Although it's in recent years the prices paid for the things sharply have spiked, the lure of the Dino is not a recent thing. In 1978, a 1974 246 GTS was discovered buried in a Los Angeles yard and it transpired it was on the LAPD’s (Los Angeles Police Department) long list of stolen vehicles. The department’s investigators concluded the burial had been a “rush job” because while it had been covered with carpets and some plastic sheeting in an inexpert attempt to preserve it from the sub-terrain, one window had been left slightly open. Predictably, the back-story was assumed to be an “insurance scam”, the owner allegedly hiring two “contractors” to “make it disappear” in a manner consistent with car theft, hardly an unusual phenomenon in Los Angeles. The plan was claimed to be for the Dino to be broken up with all non-traceable (ie not with serial numbers able to be linked to a specific vehicle) parts on-sold with whatever remained to be dumped “somewhere off the coast”. In theory, the scamming owner would bank his check (cheque) from Farmers Insurance while the “contractors” would keep their “fee for service” plus whatever profits they realized from their “parting-out” which, even at the discount which applies to “fenced” stolen goods, would have been in the thousands; a win-win situation, except for the insurance company and, ultimately, everyone who pays premiums.
Dug Up: The 'buried" Dino after restoration. Two of the Campagnolo wheels are said to be original and the 14 x 7½ wheels & fender flares combo was at the time a US$680.00 (about a third the cost of a new, small car); their presence can now add US$100,000 to a 246's value so they proved a reasonable investment.
However, it’s said that when driving the Dino, the hired pair found it so seductive they decided to keep it, needing only somewhere to conceal it until they could concoct another plan. Thus the hasty burial but for whatever reason (the tales differ), they never returned to reclaim the loot and four years later the shallow automotive grave was uncovered after a “tip-off” from a “snitch” (tales of children finding it while “playing in the dirt” an urban myth. The matter of insurance fraud was of course pursued but no charges were laid because police could not discover who had done the burial and rather than being scraped and “parted-out” (this time lawfully) as might have been expected, the Dino was sold and restored. That was possible because it was in surprisingly good condition after its four years in a pit, something accounted for by (1) the low moisture content of the soil, (2) the degree of protection afforded by the covers placed at the time of burial and (3) its time underground coinciding with one of the prolonged droughts which afflict the area. So, although Dino values were not then what they became, purchased at an attractive price (a reputed US$9000), it was in good enough shape for a restoration to be judged financially viable and it was “matching numbers” (#0786208454-#355468) although that had yet become a fetish. The car remains active to this day, still with the Californian licence plate “DUG UP”.

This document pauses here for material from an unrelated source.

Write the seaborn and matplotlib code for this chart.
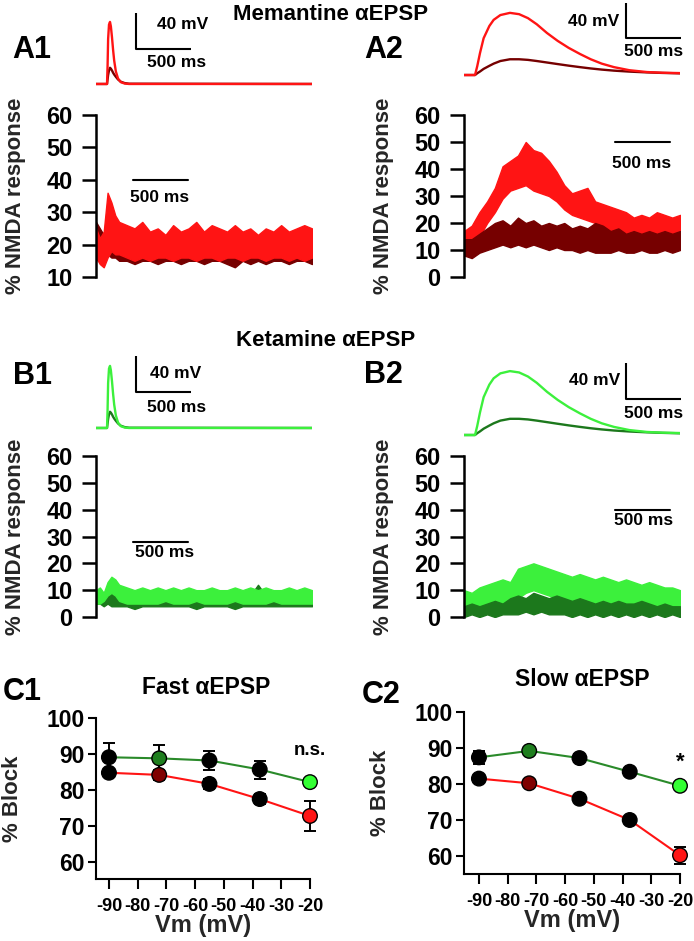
import matplotlib
matplotlib.use("Agg")
import matplotlib.pyplot as plt
import seaborn as sns

W, H = 694, 941

# ---- EPSP voltage traces (ms, mV) ----
FAST_T = [0, 100, 105, 110, 118, 127, 135, 145, 155, 165, 180, 200, 225, 260, 300, 1960]
FAST_DRUG = [0, 0, 20, 50, 66, 69, 64, 52, 38, 26, 14, 6, 2, 0.5, 0, 0]
FAST_CTRL = [0, 0, 5, 10, 15, 18, 17, 15, 12.5, 10.5, 8, 5, 2.5, 1, 0.3, 0]

SLOW_T = [0, 100, 120, 145, 178, 230, 269, 330, 417, 500, 580, 660, 753, 850, 950, 1053,
          1150, 1250, 1361, 1500, 1660, 1800, 1960]
SLOW_DRUG = [0, 0, 10, 25, 42, 56, 63, 68.5, 71, 69.5, 65, 58, 48, 39, 31, 24,
             18, 13, 9, 5.5, 3.4, 2.6, 2.2]
SLOW_CTRL = [0, 0, 2, 4, 7, 10.5, 13, 16, 18, 18, 17.3, 16, 14.3, 12.5, 10.7, 9,
             7.5, 6.2, 5, 3.9, 3, 2.4, 1.9]

# ---- % NMDA response traces, noise envelopes (upper / lower) ----
FAST_NT = [0, 35, 70, 105, 140, 175, 210, 280, 350, 420, 490, 560, 630, 700, 770, 840,
           910, 980, 1050, 1120, 1190, 1260, 1330, 1400, 1470, 1540, 1610, 1680, 1750,
           1820, 1890, 1960]
SLOW_NT = list(range(0, 1961, 70))

A1_MEM_HI = [25, 22, 24, 36, 33, 29, 27, 26, 25, 27, 24, 25, 23, 26, 24, 25,
             27, 24, 26, 25, 24, 26, 24, 25, 23, 25, 24, 26, 24, 25, 26, 25]
A1_MEM_LO = [16, 14, 13, 16, 18, 17, 17, 16, 15, 16, 15, 16, 16, 15, 16, 16,
             15, 16, 16, 15, 16, 16, 15, 16, 16, 15, 16, 16, 15, 16, 15, 16]
A1_CTL_HI = [27, 25, 23, 27, 24, 22, 23, 22, 23, 22, 23, 22, 22, 23, 22, 23,
             22, 22, 23, 22, 23, 22, 22, 23, 22, 23, 22, 22, 23, 22, 23, 22]
A1_CTL_LO = [15, 17, 18, 17, 16, 16, 15, 15, 14, 15, 15, 14, 15, 15, 14, 15,
             15, 14, 15, 15, 14, 13, 15, 14, 15, 14, 15, 15, 14, 15, 15, 14]

A2_MEM_HI = [17, 19, 24, 28, 33, 41, 43, 45, 50, 47, 46, 43, 39, 34, 31, 32, 33, 28,
             27, 26, 25, 24, 22, 23, 22, 24, 23, 22, 23]
A2_MEM_LO = [12, 12, 15, 20, 24, 29, 32, 33, 34, 32, 31, 30, 28, 25, 23, 22, 21, 20,
             18, 17, 16, 15, 14, 14, 13, 15, 14, 13, 13]
A2_CTL_HI = [14, 14, 16, 18, 20, 21, 19, 22, 20, 21, 19, 20, 19, 20, 18, 19, 18, 20,
             19, 17, 18, 16, 17, 16, 17, 16, 17, 16, 17]
A2_CTL_LO = [8, 7, 9, 10, 11, 12, 11, 12, 11, 12, 11, 10, 11, 10, 10, 9, 10, 9,
             9, 9, 10, 9, 9, 10, 9, 9, 10, 9, 10]

B1_KET_HI = [10, 11, 9, 13, 15, 14, 12, 11, 10, 11, 10, 11, 10, 11, 10, 11,
             10, 10, 11, 10, 10, 11, 10, 11, 10, 11, 10, 10, 11, 10, 11, 10]
B1_KET_LO = [5, 5, 6, 8, 9, 8, 6, 5, 5, 5, 5, 5, 6, 5, 5, 5,
             6, 5, 5, 5, 5, 6, 5, 5, 5, 5, 6, 5, 5, 5, 5, 5]
B1_CTL_HI = [9, 10, 8, 9, 10, 8, 9, 8, 8, 9, 8, 9, 8, 8, 9, 8,
             9, 8, 8, 9, 8, 8, 9, 8, 12, 8, 9, 8, 9, 8, 9, 8]
B1_CTL_LO = [5, 5, 4, 5, 4, 4, 4, 4, 3, 4, 4, 4, 4, 4, 4, 4,
             3, 4, 4, 4, 4, 3, 4, 4, 4, 4, 4, 4, 4, 4, 4, 4]

B2_KET_HI = [10, 9, 11, 12, 13, 14, 13, 18, 19, 20, 19, 18, 17, 16, 15, 16, 15, 14,
             15, 14, 13, 14, 13, 12, 13, 12, 11, 11, 10]
B2_KET_LO = [1, 2, 2, 3, 3, 4, 5, 7, 9, 10, 9, 8, 7, 6, 5, 5, 4, 4,
             4, 3, 3, 3, 3, 2, 2, 2, 2, 2, 2]
B2_CTL_HI = [4, 5, 4, 5, 6, 5, 7, 8, 7, 9, 8, 7, 8, 7, 6, 7, 6, 5,
             6, 5, 6, 5, 5, 6, 5, 4, 5, 4, 4]
B2_CTL_LO = [0, 1, 0, 1, 0, 1, 1, 1, 2, 1, 2, 1, 1, 1, 0, 1, 0, 1,
             0, 1, 0, 1, 0, 1, 0, 1, 0, 1, 0]

# ---- % block vs membrane potential ----
VM = [-90, -72.5, -55, -37.5, -20]
VM_TICKS = [-90, -80, -70, -60, -50, -40, -30, -20]
C1_KET = [89.1, 88.8, 88.2, 85.7, 82.2]
C1_KET_ERR = [4.0, 3.7, 2.6, 2.5, 0.5]
C1_MEM = [84.8, 84.2, 81.7, 77.5, 72.8]
C1_MEM_ERR = [1.0, 1.5, 1.3, 1.5, 4.1]
C2_KET = [87.4, 89.2, 87.2, 83.4, 79.5]
C2_KET_ERR = [1.9, 1.0, 1.0, 0.8, 1.0]
C2_MEM = [81.5, 80.2, 75.9, 70.0, 60.2]
C2_MEM_ERR = [1.0, 1.0, 0.8, 1.0, 2.4]

RED = "#ff1414"
DARK_RED = "#760000"
GREEN = "#3cf03c"
DARK_GREEN = "#1c781c"
LINE_GREEN = "#2a8a2a"
MARK_DARK_GREEN = "#1f7f1f"
MARK_GREEN = "#33ff33"
MARK_DARK_RED = "#800000"

sns.set_theme(style="ticks")
plt.rcParams["font.family"] = ["Liberation Sans", "DejaVu Sans"]
plt.rcParams["font.weight"] = "bold"
plt.rcParams["axes.labelweight"] = "bold"
plt.rcParams["axes.edgecolor"] = "black"
plt.rcParams["xtick.color"] = "black"
plt.rcParams["ytick.color"] = "black"
plt.rcParams["text.color"] = "black"

fig = plt.figure(figsize=(W / 100, H / 100), dpi=100)


def rect(x0, y0, x1, y1):
    return [x0 / W, 1 - y1 / H, (x1 - x0) / W, (y1 - y0) / H]


def ftext(x, y, s, size, **kw):
    fig.text(x / W, 1 - y / H, s, fontsize=size, fontweight="bold", **kw)


def epsp_panel(r, ylim, t, drug, ctrl, c_drug, c_ctrl, bar_x, bar_y, mv_pos, ms_pos):
    ax = fig.add_axes(r)
    sns.lineplot(x=t, y=ctrl, color=c_ctrl, lw=1.7, sort=False, ax=ax)
    sns.lineplot(x=t, y=drug, color=c_drug, lw=1.7, sort=False, ax=ax)
    ax.set_xlim(0, 1960)
    ax.set_ylim(*ylim)
    ax.axis("off")
    ax.plot([bar_x, bar_x, bar_x + 500], [bar_y + 40, bar_y, bar_y],
            color="black", lw=1.5, clip_on=False, solid_capstyle="butt")
    ax.text(mv_pos[0], mv_pos[1], "40 mV", fontsize=12.5, fontweight="bold",
            ha=mv_pos[2], va="center")
    ax.text(ms_pos[0], ms_pos[1], "500 ms", fontsize=12.5, fontweight="bold",
            ha=ms_pos[2], va="center")
    return ax


def noise_panel(r, ylim, t, d_hi, d_lo, c_hi, c_lo, c_drug, c_ctrl, drug_top, bar):
    ax = fig.add_axes(r)
    layers = [(c_hi, c_lo, c_ctrl), (d_hi, d_lo, c_drug)]
    if not drug_top:
        layers = layers[::-1]
    for hi, lo, col in layers:
        ax.fill_between(t, lo, hi, color=col, lw=1.0, edgecolor=col)
    ax.set_xlim(0, 1960)
    ax.set_ylim(*ylim)
    ax.set_yticks(range(ylim[0], 61, 10))
    ax.set_xticks([])
    sns.despine(ax=ax, bottom=True)
    ax.spines["left"].set_linewidth(1.8)
    ax.tick_params(axis="y", length=10, width=1.8, labelsize=17, pad=7)
    for lab in ax.get_yticklabels():
        lab.set_fontweight("bold")
    ax.set_ylabel("% NMDA response", fontsize=16, fontweight="bold")
    ax.yaxis.set_label_coords(-0.325, 0.5)
    bx, by, tx, ty = bar
    ax.plot([bx, bx + 500], [by, by], color="black", lw=1.5)
    ax.text(tx, ty, "500 ms", fontsize=12.5, fontweight="bold", ha="center", va="center")
    ax.patch.set_alpha(0)
    return ax


def block_panel(r, ylim, xlim, ket, ket_err, mem, mem_err, note, note_y, note_size):
    ax = fig.add_axes(r)
    for vals, err, line_col, cols in [
        (ket, ket_err, LINE_GREEN, ["black", MARK_DARK_GREEN, "black", "black", MARK_GREEN]),
        (mem, mem_err, RED, ["black", MARK_DARK_RED, "black", "black", RED]),
    ]:
        sns.lineplot(x=VM, y=vals, color=line_col, lw=1.5, sort=False, ax=ax, zorder=2)
        ax.errorbar(VM, vals, yerr=err, fmt="none", ecolor="black", elinewidth=1.4,
                    capsize=4, capthick=1.4, zorder=3, clip_on=False)
        ax.scatter(VM, vals, s=110, c=cols, edgecolors="black", linewidths=1.0,
                   zorder=4, clip_on=False)
    ax.set_xlim(*xlim)
    ax.set_ylim(*ylim)
    ax.set_xticks(VM_TICKS)
    ax.set_xticklabels([str(v) for v in VM_TICKS])
    ax.set_yticks([60, 70, 80, 90, 100])
    sns.despine(ax=ax)
    for s in ["left", "bottom"]:
        ax.spines[s].set_linewidth(1.5)
    ax.tick_params(axis="y", length=6, width=1.5, labelsize=16.5, pad=2)
    ax.tick_params(axis="x", length=7, width=1.5, labelsize=13, pad=7)
    for lab in ax.get_xticklabels() + ax.get_yticklabels():
        lab.set_fontweight("bold")
    ax.set_ylabel("% Block", fontsize=16, fontweight="bold")
    ax.yaxis.set_label_coords(-0.34, 0.5)
    ax.set_xlabel("Vm (mV)", fontsize=17, fontweight="bold")
    ax.xaxis.set_label_coords(0.5, -0.215)
    ax.text(-20, note_y, note, fontsize=note_size, fontweight="bold", ha="center", va="center")
    ax.patch.set_alpha(0)
    return ax


# ---- Memantine ----
epsp_panel(rect(96, 5, 312, 90), (-6.7, 87.8), FAST_T, FAST_DRUG, FAST_CTRL, RED, DARK_RED,
           363, 38.9, (553, 65.6, "left"), (465, 24.4, "left"))
epsp_panel(rect(464, 0, 680, 85), (-11.4, 85.7), SLOW_T, SLOW_DRUG, SLOW_CTRL, RED, DARK_RED,
           1470, 42.3, (1406, 60.6, "right"), (1724, 26.3, "center"))
noise_panel(rect(96, 115, 312, 277), (10, 60), FAST_NT, A1_MEM_HI, A1_MEM_LO,
            A1_CTL_HI, A1_CTL_LO, RED, DARK_RED, True, (336, 40, 581, 34.4))
noise_panel(rect(464, 115, 680, 277), (0, 60), SLOW_NT, A2_MEM_HI, A2_MEM_LO,
            A2_CTL_HI, A2_CTL_LO, RED, DARK_RED, False, (1370, 50, 1615, 41.9))

# ---- Ketamine ----
epsp_panel(rect(96, 345, 312, 435), (-7.8, 92.2), FAST_T, FAST_DRUG, FAST_CTRL, GREEN, DARK_GREEN,
           363, 40, (490, 61, "left"), (463, 23.3, "left"))
epsp_panel(rect(464, 355, 680, 445), (-11.1, 88.9), SLOW_T, SLOW_DRUG, SLOW_CTRL, GREEN, DARK_GREEN,
           1470, 40, (1416, 61, "right"), (1724, 24.4, "center"))
noise_panel(rect(96, 456, 312, 617), (0, 60), FAST_NT, B1_KET_HI, B1_KET_LO,
            B1_CTL_HI, B1_CTL_LO, GREEN, DARK_GREEN, True, (336, 28, 626, 23.9))
noise_panel(rect(464, 456, 680, 617), (0, 60), SLOW_NT, B2_KET_HI, B2_KET_LO,
            B2_CTL_HI, B2_CTL_LO, GREEN, DARK_GREEN, False, (1370, 40, 1633, 36.1))

# ---- Block vs Vm ----
block_panel(rect(96, 718, 310, 879), (55.3, 100), (-94.5, -20), C1_KET, C1_KET_ERR,
            C1_MEM, C1_MEM_ERR, "n.s.", 91.1, 13.5)
block_panel(rect(464, 712, 680, 874), (55, 100), (-95.2, -20), C2_KET, C2_KET_ERR,
            C2_MEM, C2_MEM_ERR, "*", 86.1, 16)

# ---- titles and panel letters ----
ftext(331, 15, "Memantine αEPSP", 16, ha="center", va="center")
ftext(326, 341, "Ketamine αEPSP", 16, ha="center", va="center")
ftext(206, 687, "Fast αEPSP", 16.5, ha="center", va="center")
ftext(582, 679, "Slow αEPSP", 16.5, ha="center", va="center")
for lab, x, y in [("A1", 12, 50), ("A2", 364, 50), ("B1", 13, 376), ("B2", 364, 375),
                  ("C1", 3, 692), ("C2", 362, 695)]:
    ftext(x, y, lab, 22, ha="left", va="center")

fig.savefig("out.png", dpi=100)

Cars (for fraudulent purposes being buried or otherwise secreted away is a not uncommon practice (some have even contained a dead body or two) but there’s at least one documented case of an individual being, in accordance with a clause in their will, buried in their Ferrari. Sandra West (née Hara, 1939-1977) became a Beverly Hills socialite after marrying Texas oil millionaire and securities trader Ike West (1934-1968) and as well as jewels and fur coats (then socially acceptable evening wear), she developed a fondness for Ferraris. Her husband died “in murky circumstances” in a room of the Flamingo Hotel in Las Vegas and while the details of his demise at a youthful 33 seem never to have been published, he had a history of drug use and “health issues” related to his frequent and rapid fluctuations in weight. His widow inherited some US$5 million (then a considerable fortune) so the LA gossip columnists adjusted their entries from “Mrs West” to “Sandra West, Beverly Hills Socialite and Heiress”. Her widowed life seems not to have been untroubled and her death in 1977 was certainly drug-related although sources differ about whether it was an overdose of some sort or related to the injuries she’d suffered in an earlier car accident.

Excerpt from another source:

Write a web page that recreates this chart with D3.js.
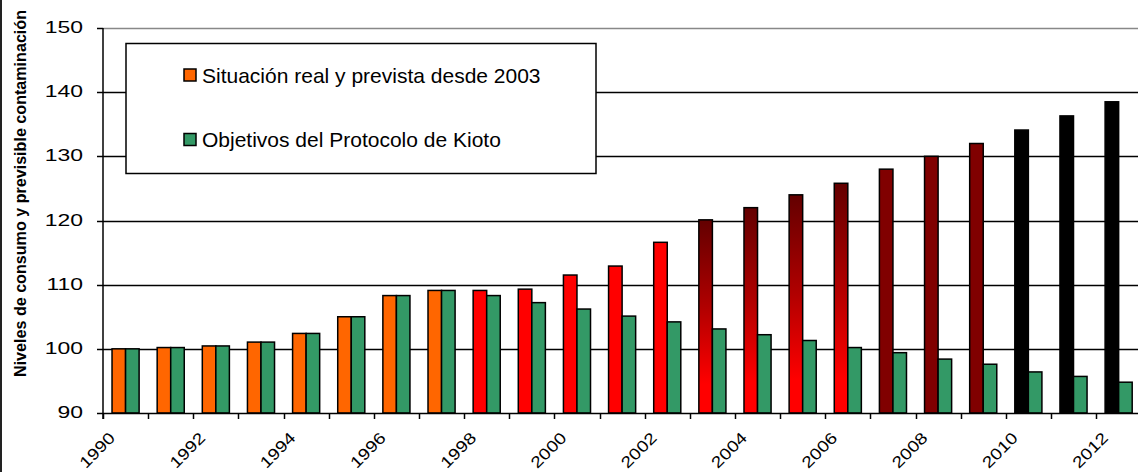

She left more than one will but a judge ultimately found one to be valid and it included a clause stating she must be buried “…in my lace nightgown … and in my Ferrari with the seat slanted comfortably.” Accordingly, after a two month delay caused by her brother contesting the “burial clause”, Mrs West’s appropriately attired body was prepared while the Ferrari was sent (under armed guard) by train to Texas where the two were united for their final journey. Car and owner were then encased in a sturdy timber box measuring 3 metres (10 feet) x 2.7 m (9 feet) x 5.8 m (19 feet) which was transported by truck to San Antonio for the ceremony, conducted on 4 May 1977 in the Alamo Masonic Cemetery (chartered in 1848, the Ancient Free and Accepted Masons in 1854 purchased this property because of the need for a burial ground for Freemasons). It was an unusual ceremony in that a crane was used carefully to lower the crate into an obviously large grave while to deter “body snatchers” (who would be interested in exhuming car rather than corpse), a Redi-mix truck was on-hand to entomb the box in a thick layer of concrete. In a nice touch, her grave lies alongside that of her husband and has been on the itinerary of more than one tourist operator running sightseeing tours. Mrs West owned three Ferraris and it’s not clear in which her body was laid; while most reports claim it was her blue, 1964 330 America (s/n 5055), some mention it as a 250 GTE but 330 America #5055 has not since re-appeared (pre-modern Ferraris carefully are tracked) so that is plausible and reputedly it was “her favourite”. Inevitably (perhaps sniffing the whiff of a Masonic plot), conspiracy theorists have long pointed out the only documentary evidence is of “a large crate” being lowered into the grave with no proof of what was at the time within. However, given burial clause was ordered enforceable by a court, it should be assumed that under the remarkably plain gravestone which gives no indication of the unusual event, rests a Ferrari of some tipo.